Jet Airways' survival remained under serious threat after its lenders Monday deferred a much-anticipated decision to provide emergency funds to the carrier following a marathon meeting, even as its pilots' union appealed to the lenders and the prime minister to save the airline.
Jet Airways chief executive Vinay Dube in an internal communication has said the lenders could not decide on the emergency funding and that the board of the airline will meet Tuesday to take a call on the future.
Jet Airways has only seven planes, including six turbo propelled ones used for shorter hauls, flying at present, way below its peak of 123 planes in December.
"As you are aware, we have been working with the lenders to secure interim funding for our operations. The interim funding has not been forthcoming thus far, and as a result, we have extended cancellation of international operations until April 18.
"The current status of our engagement with the lenders and other related matters shall be placed before the board tomorrow morning, where the management will seek guidance from the board on the next steps forward. We will keep you updated on all critical developments," Dube said in a mail.
Jet Airways pilots' union, the National Aviators Guild had Sunday deferred a decision to strike from Monday saying that it wanted to give more time to the airline ahead of the lenders' meeting here.

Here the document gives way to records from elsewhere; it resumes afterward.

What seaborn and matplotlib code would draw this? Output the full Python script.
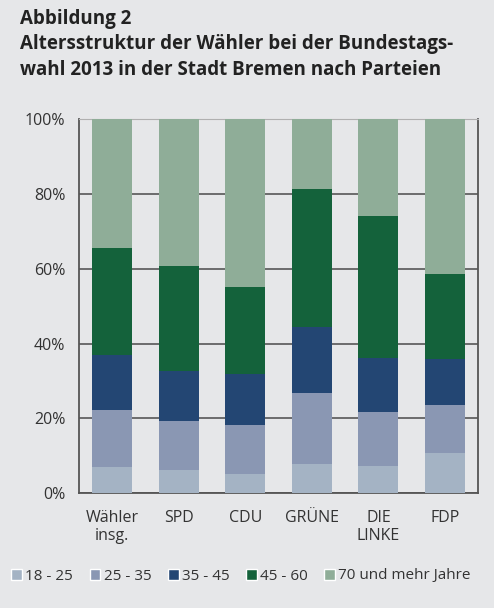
import matplotlib
matplotlib.use("Agg")
import matplotlib.pyplot as plt
import seaborn as sns
import pandas as pd
import numpy as np
from matplotlib.patches import Patch

# Daten (Anteile in %, von unten nach oben)
parteien = ["Wähler\ninsg.", "SPD", "CDU", "GRÜNE", "DIE\nLINKE", "FDP"]
gruppen = ["18 - 25", "25 - 35", "35 - 45", "45 - 60", "70 und mehr Jahre"]
a18_25 = [7.1, 6.2, 5.2, 7.8, 7.3, 10.8]
a25_35 = [15.2, 13.1, 13.1, 19.0, 14.4, 12.8]
a35_45 = [14.7, 13.4, 13.6, 17.5, 14.5, 12.3]
a45_60 = [28.6, 28.1, 23.2, 37.0, 37.9, 22.7]
a70 = [34.4, 39.2, 44.9, 18.7, 25.9, 41.4]
farben = ["#a4b3c4", "#8a97b3", "#234673", "#14623b", "#8fad98"]

bg = "#e6e7e9"
sns.set_style("white")
plt.rcParams["font.family"] = ["Open Sans", "DejaVu Sans"]

df = pd.DataFrame({"Partei": parteien, gruppen[0]: a18_25, gruppen[1]: a25_35,
                   gruppen[2]: a35_45, gruppen[3]: a45_60, gruppen[4]: a70})
kum = df[gruppen].cumsum(axis=1)

fig = plt.figure(figsize=(4.94, 6.08), dpi=100, facecolor=bg)
ax = fig.add_axes([0.16, 0.189, 0.808, 0.615])
ax.set_facecolor(bg)

# gestapelt: von oben nach unten überzeichnen
for g, c in reversed(list(zip(gruppen, farben))):
    sns.barplot(x=df["Partei"], y=kum[g], color=c, width=0.6, saturation=1,
                linewidth=0, edgecolor=c, ax=ax, zorder=3)

ax.set_ylim(0, 100)
ax.set_xlim(-0.5, 5.5)
ax.set_yticks(range(0, 101, 20))
ax.set_yticklabels([f"{v}%" for v in range(0, 101, 20)])
ax.yaxis.grid(True, color="#4a4a4a", linewidth=1.1, zorder=0)
ax.set_axisbelow(True)
ax.set_xlabel("")
ax.set_ylabel("")
ax.tick_params(axis="both", length=0, labelsize=11.5, labelcolor="#333333")
ax.tick_params(axis="x", pad=12)
ax.tick_params(axis="y", pad=10)
for s in ["left", "right", "bottom"]:
    ax.spines[s].set_color("#555555")
    ax.spines[s].set_linewidth(1.3)
ax.spines["top"].set_color("#b0b0b0")

fig.text(0.04, 0.985, "Abbildung 2\nAltersstruktur der Wähler bei der Bundestags-\nwahl 2013 in der Stadt Bremen nach Parteien",
         ha="left", va="top", fontsize=13.5, fontweight="bold", color="#222222",
         linespacing=1.35)

handles = [Patch(facecolor=c, label=g) for g, c in zip(gruppen, farben)]
fig.legend(handles=handles, loc="center", bbox_to_anchor=(0.488, 1 - 576 / 608),
           ncol=5, frameon=False, fontsize=11, handlelength=0.7, handleheight=0.7,
           handletextpad=0.2, columnspacing=1.1, labelcolor="#333333")

fig.savefig("out.png", dpi=100, facecolor=bg)
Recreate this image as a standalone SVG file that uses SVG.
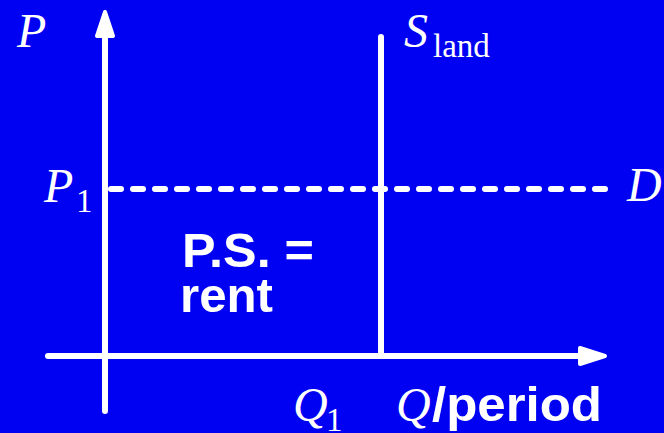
<svg xmlns="http://www.w3.org/2000/svg" width="664" height="433" viewBox="0 0 664 433">
<style>
.ax{stroke:#fff;stroke-width:6;stroke-linecap:round;fill:none}
.ah{fill:#fff;stroke:#fff;stroke-width:4;stroke-linejoin:round}
.it{font-family:"Liberation Serif",serif;font-style:italic;fill:#fff}
.rm{font-family:"Liberation Serif",serif;fill:#fff}
.bd{font-family:"Liberation Sans",Arial,sans-serif;font-weight:bold;fill:#fff}
</style>
<rect x="0" y="0" width="664" height="433" fill="#0000F2"/>
<g id="connectors">
<line class="ax" x1="105" y1="411" x2="105" y2="30"/>
<polygon class="ah" points="105,12 113,36 97,36"/>
<line class="ax" x1="48" y1="356" x2="585" y2="356"/>
<polygon class="ah" points="605,356 580,348 580,364"/>
<line class="ax" x1="381" y1="37" x2="381" y2="355"/>
<line class="ax" x1="111" y1="189" x2="605" y2="189" stroke-dasharray="10 12"/>
</g>
<g id="label-P"><text class="it" x="17" y="47" font-size="48">P</text></g>
<g id="label-S"><text class="it" x="404" y="47" font-size="48">S</text><text class="rm" x="433" y="57" font-size="33">land</text></g>
<g id="label-P1"><text class="it" x="44" y="202" font-size="48">P</text><text class="rm" x="76" y="212" font-size="33">1</text></g>
<g id="label-D"><text class="it" x="627" y="201" font-size="48">D</text></g>
<g id="label-PS"><text class="bd" x="182" y="267" font-size="48" textLength="132" lengthAdjust="spacingAndGlyphs">P.S. =</text><text class="bd" x="180" y="312" font-size="48" textLength="93" lengthAdjust="spacingAndGlyphs">rent</text></g>
<g id="label-Q1"><text class="it" x="293" y="421" font-size="48">Q</text><text class="rm" x="326" y="431" font-size="33">1</text></g>
<g id="label-Q"><text class="it" x="396" y="421" font-size="48">Q</text><text class="bd" x="432" y="421" font-size="48" textLength="170" lengthAdjust="spacingAndGlyphs">/period</text></g>
</svg>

On March 25, the airline's board had approved 'the debt resolution plan', under which SBI-led consortium would provide an emergency loan of Rs 1,500 crore and in turn acquire a majority stake, following which founder chairman Naresh Goyal and wife Anita would leave the airline and pare his stake to around 25 per cent.
But banks have disbursed only under Rs 300 crore in small tranches, citing procedural delays. This left the airline cancelling hundreds of flights as the airline failed to pay the lease rentals.
"Necessary support to facilitate the (Jet Airways resolution) process is being extended by the banks in the consortium. Cooperation by and support from all the other stakeholders will be the key to the success of the process," a statement from the lead lender SBI said.
It, however, was silent on whether the pilots' immediate demand to release the proposed Rs 1,500 crore is being disbursed.
The bank said it is acting on behalf of others in the consortium. On the bid process, it said a prospective bidder will be shortlisted shortly by its i-banking arm SBI Caps.
However, the pilots were clearly disappointed.
"We were expecting some cash support at Monday's meeting but the lenders have told the airline that they are not going to provide any funds for now...We are disappointed," said a source in the pilots' union.
"If funds don't come by tomorrow, we apprehend that the airline will not sustain any longer," he said, adding much will depend on the outcome of the Tuesday board meeting.
Earlier in the day, the airline's pilot union along with engineers and cabin crew members assembled at its headquarters to show their solidarity over salary delays.
The airline's pilots along with engineers and senior staff were last paid for December 2018. This apart, the airline has also defaulted on the March salary of other categories of employees as well.
"We would like to appeal SBI to release Rs 1,500 crore funds to help the airline continue operations. We also appeal Prime Minister Narendra Modi to save 20,000 odd jobs at the airline," NAG vice-president Asim Valiani told reporters at the airline's headquarters here.